Project

General

Profile

Bug #48212

poollast_epoch_clean floor is stuck after pg merging

Added by Dan van der Ster about 2 years ago. Updated 6 months ago.

Status:
Resolved
Priority:
Normal
Assignee:
-
Category:
Performance/Resource Usage
Target version:
-
% Done:

100%

Source:
Community (user)
Tags:
Backport:
nautilus octopus pacific
Regression:
No
Severity:
3 - minor
Reviewed:
Affected Versions:
ceph-qa-suite:
Component(RADOS):
Pull request ID:
Crash signature (v1):
Crash signature (v2):

Description

We just merged a pool (id 36) from 1024 to 64 PGs, and after this was done the cluster osdmaps were no longer trimmed.

I found that this was because the merged pool's last_epoch_clean floor (in OSDMonitor.cc) was stuck at the epoch before merging started (e163735).

# ceph report | grep committed
    "osdmap_first_committed": 163735,
    "osdmap_last_committed": 168376,

# ceph report | jq .osdmap_clean_epochs.last_epoch_clean
  "osdmap_clean_epochs": {
    "min_last_epoch_clean": 168375,
    "last_epoch_clean": {
      "per_pool": [
        {
          "poolid": 3,
          "floor": 168375
        },
...
        {
          "poolid": 35,
          "floor": 168375
        },
        {
          "poolid": 36,
          "floor": 163735
        }
      ]
    },

To workaround I restarted the mon leader, after which the pool 36 min_epoch_clean caught up with the other pools and osdmaps were trimmed.
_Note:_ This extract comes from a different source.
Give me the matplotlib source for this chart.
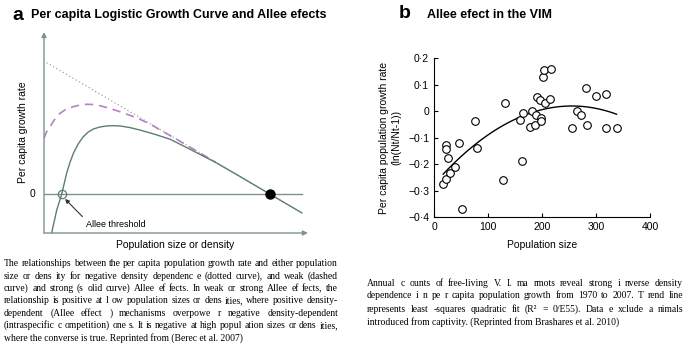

Is this a bug? Or was I perhaps too impatient after the merge. (Maybe all the merged PGs need a deep scrub or something like that before the l_e_c will catch up?)

Thanks!

kvm7_mon_usage.png View (20.9 KB) David Herselman, 01/09/2021 11:59 AM

ceph-mon_free.png View (71.3 KB) David Herselman, 01/11/2021 07:58 AM


Related issues

Copied to RADOS - Backport #51568: pacific: pool last_epoch_clean floor is stuck after pg merging Resolved
Copied to RADOS - Backport #51569: octopus: pool last_epoch_clean floor is stuck after pg merging Resolved
Copied to RADOS - Backport #52644: nautilus: pool last_epoch_clean floor is stuck after pg merging Rejected

History

#1 Updated by Dan van der Ster about 2 years ago

I did a wrong copy and paste -- the ceph report had

"min_last_epoch_clean": 163735,

#2 Updated by David Herselman about 2 years ago

We're running Ceph Octopus 15.2.8 with the same problem. Our monitors ran out of space after enabling autoscale as osdmaps are not pruned until the leading monitor is restarted. Whilst the merging process is safe, in that it only decrements pg_num again once misplaced objected are moved around, due to it not trimming osdmaps as it regains full health it leads to situations were clusters would be inaccessible due to monitors running out of space.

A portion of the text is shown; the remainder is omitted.